%%

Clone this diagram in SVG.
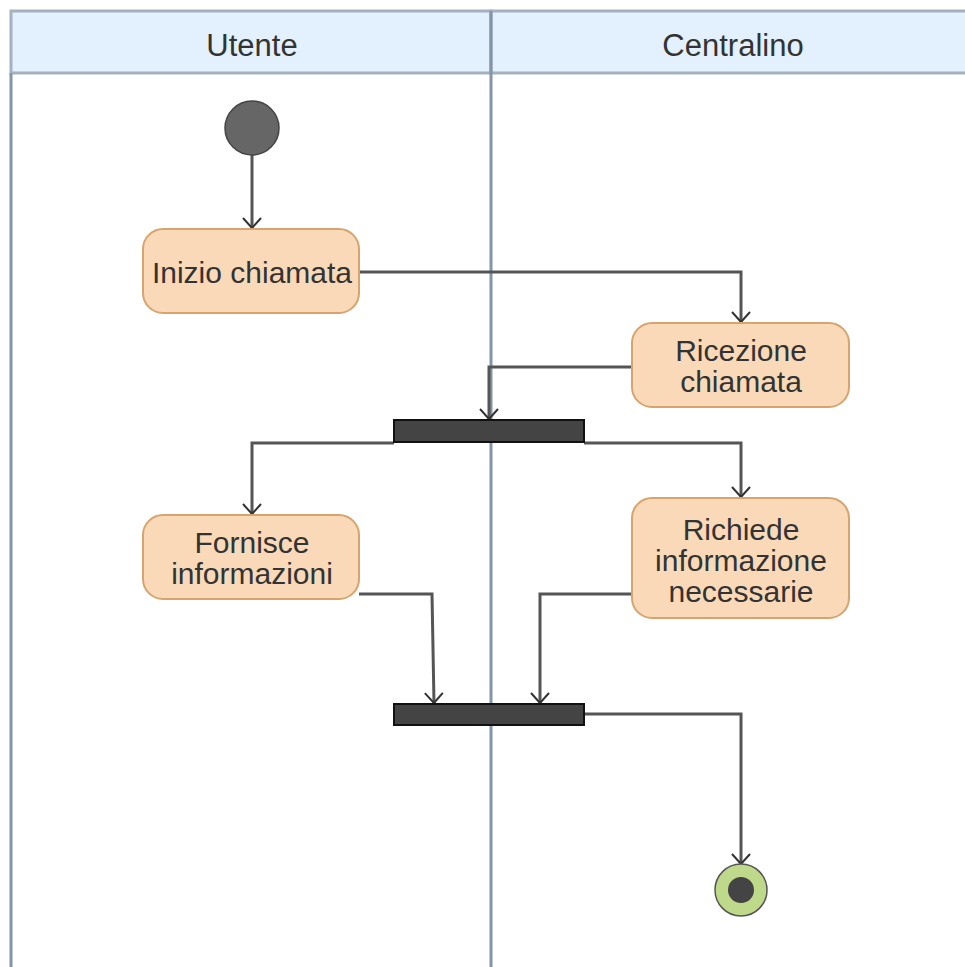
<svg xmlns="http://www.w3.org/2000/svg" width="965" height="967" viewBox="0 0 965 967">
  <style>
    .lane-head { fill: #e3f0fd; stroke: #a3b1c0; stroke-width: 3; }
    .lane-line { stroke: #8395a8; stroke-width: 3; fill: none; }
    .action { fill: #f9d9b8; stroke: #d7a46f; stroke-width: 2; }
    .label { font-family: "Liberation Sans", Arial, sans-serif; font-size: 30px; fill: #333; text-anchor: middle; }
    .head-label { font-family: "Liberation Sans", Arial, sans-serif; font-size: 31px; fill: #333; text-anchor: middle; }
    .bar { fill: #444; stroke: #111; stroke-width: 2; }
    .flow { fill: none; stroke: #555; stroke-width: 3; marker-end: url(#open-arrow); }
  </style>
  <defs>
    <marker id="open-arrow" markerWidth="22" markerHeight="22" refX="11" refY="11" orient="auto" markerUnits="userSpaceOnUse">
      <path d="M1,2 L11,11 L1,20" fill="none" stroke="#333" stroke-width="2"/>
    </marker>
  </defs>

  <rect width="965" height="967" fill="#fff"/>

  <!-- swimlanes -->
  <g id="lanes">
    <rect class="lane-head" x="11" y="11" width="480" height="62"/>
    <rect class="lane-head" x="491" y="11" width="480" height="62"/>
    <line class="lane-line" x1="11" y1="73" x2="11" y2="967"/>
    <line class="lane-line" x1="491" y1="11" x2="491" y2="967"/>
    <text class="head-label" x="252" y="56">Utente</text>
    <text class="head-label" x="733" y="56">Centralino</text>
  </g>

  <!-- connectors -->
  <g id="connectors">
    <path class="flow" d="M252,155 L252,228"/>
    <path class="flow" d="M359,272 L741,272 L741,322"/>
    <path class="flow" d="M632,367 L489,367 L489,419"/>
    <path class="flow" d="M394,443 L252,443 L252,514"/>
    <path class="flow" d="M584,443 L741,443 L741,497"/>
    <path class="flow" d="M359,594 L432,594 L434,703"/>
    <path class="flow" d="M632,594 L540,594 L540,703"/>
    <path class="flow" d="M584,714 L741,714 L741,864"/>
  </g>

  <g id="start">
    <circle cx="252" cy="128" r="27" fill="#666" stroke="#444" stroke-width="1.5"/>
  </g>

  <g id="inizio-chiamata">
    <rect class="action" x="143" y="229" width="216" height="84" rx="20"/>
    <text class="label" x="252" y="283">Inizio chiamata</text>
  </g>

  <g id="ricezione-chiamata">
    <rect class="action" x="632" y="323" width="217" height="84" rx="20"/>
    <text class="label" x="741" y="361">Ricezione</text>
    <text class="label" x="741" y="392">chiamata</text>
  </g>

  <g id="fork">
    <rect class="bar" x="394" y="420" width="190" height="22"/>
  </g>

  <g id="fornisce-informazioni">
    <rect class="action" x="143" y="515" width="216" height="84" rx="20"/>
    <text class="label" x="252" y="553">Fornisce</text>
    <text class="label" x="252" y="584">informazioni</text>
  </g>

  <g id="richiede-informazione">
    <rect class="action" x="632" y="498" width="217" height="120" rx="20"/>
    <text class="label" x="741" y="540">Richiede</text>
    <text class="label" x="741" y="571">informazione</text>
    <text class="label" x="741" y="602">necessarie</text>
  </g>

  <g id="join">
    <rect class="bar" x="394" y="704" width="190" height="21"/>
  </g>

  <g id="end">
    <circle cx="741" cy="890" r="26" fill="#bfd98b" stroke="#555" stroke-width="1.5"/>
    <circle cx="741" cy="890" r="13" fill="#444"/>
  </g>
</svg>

%%
%%

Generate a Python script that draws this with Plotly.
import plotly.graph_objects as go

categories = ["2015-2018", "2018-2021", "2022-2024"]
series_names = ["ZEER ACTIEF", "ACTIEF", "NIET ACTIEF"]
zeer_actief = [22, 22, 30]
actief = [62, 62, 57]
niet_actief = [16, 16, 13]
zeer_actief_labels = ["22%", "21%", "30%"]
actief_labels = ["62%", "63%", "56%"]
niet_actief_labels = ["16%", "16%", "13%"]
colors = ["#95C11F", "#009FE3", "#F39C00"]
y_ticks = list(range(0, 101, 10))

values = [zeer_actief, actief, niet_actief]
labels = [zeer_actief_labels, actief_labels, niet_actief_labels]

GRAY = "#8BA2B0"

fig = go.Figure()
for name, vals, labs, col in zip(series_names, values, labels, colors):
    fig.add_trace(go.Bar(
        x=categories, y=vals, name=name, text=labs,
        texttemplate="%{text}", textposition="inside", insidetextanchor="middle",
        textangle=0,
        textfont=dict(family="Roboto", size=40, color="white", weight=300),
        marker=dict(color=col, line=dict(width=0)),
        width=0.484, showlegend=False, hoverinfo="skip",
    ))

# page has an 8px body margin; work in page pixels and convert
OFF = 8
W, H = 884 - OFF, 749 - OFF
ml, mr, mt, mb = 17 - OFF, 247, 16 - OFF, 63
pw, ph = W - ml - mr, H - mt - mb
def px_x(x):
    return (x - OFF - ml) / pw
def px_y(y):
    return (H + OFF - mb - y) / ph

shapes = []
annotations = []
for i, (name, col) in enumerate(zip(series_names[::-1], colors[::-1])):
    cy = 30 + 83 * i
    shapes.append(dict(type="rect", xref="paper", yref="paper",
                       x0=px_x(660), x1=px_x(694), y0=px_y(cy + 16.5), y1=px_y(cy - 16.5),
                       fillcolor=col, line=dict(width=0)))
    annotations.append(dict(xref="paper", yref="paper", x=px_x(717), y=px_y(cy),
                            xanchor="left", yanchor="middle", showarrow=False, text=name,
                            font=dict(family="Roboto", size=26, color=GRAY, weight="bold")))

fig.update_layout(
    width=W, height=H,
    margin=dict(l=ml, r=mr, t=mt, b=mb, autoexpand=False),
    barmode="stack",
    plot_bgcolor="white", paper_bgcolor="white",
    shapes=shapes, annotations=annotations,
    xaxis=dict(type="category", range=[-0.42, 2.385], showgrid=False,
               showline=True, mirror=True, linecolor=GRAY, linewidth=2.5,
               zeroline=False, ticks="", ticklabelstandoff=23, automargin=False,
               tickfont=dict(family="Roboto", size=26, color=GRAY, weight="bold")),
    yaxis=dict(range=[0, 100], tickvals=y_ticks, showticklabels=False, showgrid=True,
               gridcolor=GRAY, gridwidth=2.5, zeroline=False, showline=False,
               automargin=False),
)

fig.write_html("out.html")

%%

Instructions to follow:
Copy out every line of the listing that contains the string "this".

Correct result:
Clone this diagram in SVG.
Generate a Python script that draws this with Plotly.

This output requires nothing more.